L’intervento del presidente Istituto Storico della Resistenza

Prima di Mattarella è stato il momento di Sergio Soave, presidente Istituto Storico della Resistenza.

Queste le sue parole:

Signor presidente della Repubblica, signore e signori, come mi è stato richiesto, mi limiterò in questa breve introduzione a sottolineare alcuni motivi peculiari e in parte unici della storia della resistenza cuneese. Intanto, immediatamente occupata da truppe naziste, arrivate a Cuneo l’11 settembre ’43, la provincia fu in grado di offrire fin da subito una prospettiva di salvezza che non fosse l’immediata cattura a quei militari delle caserme, nonché agli sbandati della 4^ Armata in fuga apocalittica dalla Francia impossibilitati a raggiungere le loro troppo lontane famiglie. E ciò avvenne qua e là per opera di comandanti ispirati, ma, a Cuneo, grazie a un lavoro preparatorio che Duccio Galimberti aveva perseguito fin dal 25 luglio, in coerenza con la percezione anticipata degli eventi che aveva subito espresso. A differenza di chi, sui giornali dell’epoca, individuava soluzioni consolatorie Duccio era stato chiaro. Salito sul balcone del suo studio affacciato alla piazza che ora porta il suo nome, di fronte a una folla che sperava di sentirsi dire che, con la caduta di Mussolini, sarebbe finita la guerra, il giovane avvocato ammonì perentoriamente – tra il mormorio stupito e la perplessità degli astanti – di non farsi illusioni: la guerra sarebbe finita solo dopo la cacciata dal Paese dell’ultimo dei nazisti e dei fascisti, ciò che indicava implicitamente il compito inevitabile e assai gravoso a cui ciascuno avrebbe dovuto predisporsi in quella che si prefigurava come una guerra di liberazione, ma che inevitabilmente avrebbe assunto i tratti di una guerra civile. Per parte sua, anzi, senza perdere tempo e con il prezioso aiuto di Dante Livio Bianco pochi amici, aveva già cercato di preparare una risposta degna e fu così in grado di raccogliere i primi nuclei di resistenza armata a Madonna del Colletto, nelle vallate a ovest del capoluogo a pochi giorni dall’armistizio. Non era solo, perché contemporaneamente e con eguale tempestività, a Barge si radunò con Pompeo Colaianni un primo drappello partigiano, mentre a est della città di Cuneo, sui colli di Boves, lo stesso avvenne per impulso di un giovane e carismatico ufficiale, Ignazio Vian. E fu qui che prese corpo un tragico primato italiano perché proprio a Boves avvenne la prima strage nazista di una popolazione civile che si ricordi (a Meina, sul Lago maggiore,
analoga strage fu incentrata sulla caccia all’ebreo), i fatti li conosciamo: la cattura di due tedeschi da parte della piccola banda delle colline bovesane, la trattativa con il maggiore Joachim Paiper che vuole i due prigionieri in cambio della salvezza del paese, i prigionieri restituiti, il tradimento della parola data da parte nazista e l’incendio della città (350 case bruciate e 25 civili uccisi compreso parroco e vice parroco). La lezione di quella strage non poteva essere più chiara: al di là della barbarie e dell’abisso morale brutalmente ostentato, i tedeschi vollero comunicare in un solo giorno a tutta l’Italia occupata la loro legge: colpire la popolazione civile per far capire che non era tollerabile alcun sostegno a chi si opponeva ai loro comandi. Ciò che si ripeté tristemente, nei soli 4 mesi successivi, con le analoghe stragi di Bagnolo, Ceretto, Dronero, Peveragno e di nuovo, con più del doppio di morti, a Boves, città davvero prima martire della Resistenza italiana.

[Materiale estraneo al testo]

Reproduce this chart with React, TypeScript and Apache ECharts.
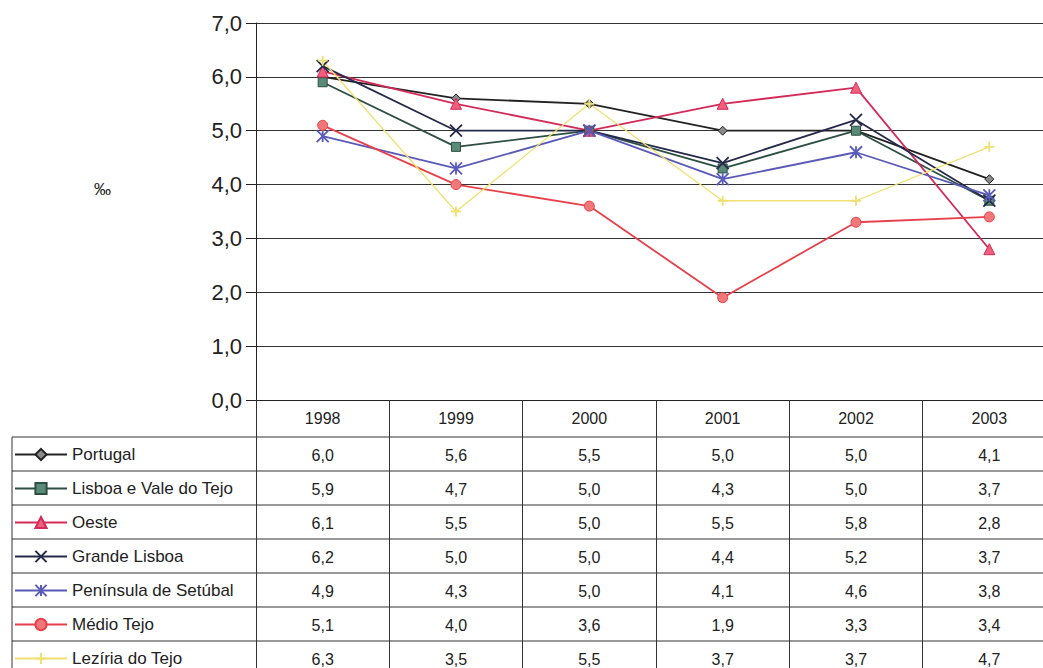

Insomma, signor Presidente, grazie per la sua significativa presenza qui, in questo particolare 25 aprile. Essa alimenta di per sé quel fuoco che si evoca da noi nel popolare detto “Cuneo brucia ancora” e rafforzerà la volontà di tutti coloro che sentono il dovere di trasmettere alle giovani generazioni l’epopea e il senso di un tempo in cui donne e uomini si batterono a rischio della vita per darci quella libertà di cui talora, oggi, sembra che si dimentichi l’essenziale valore.”.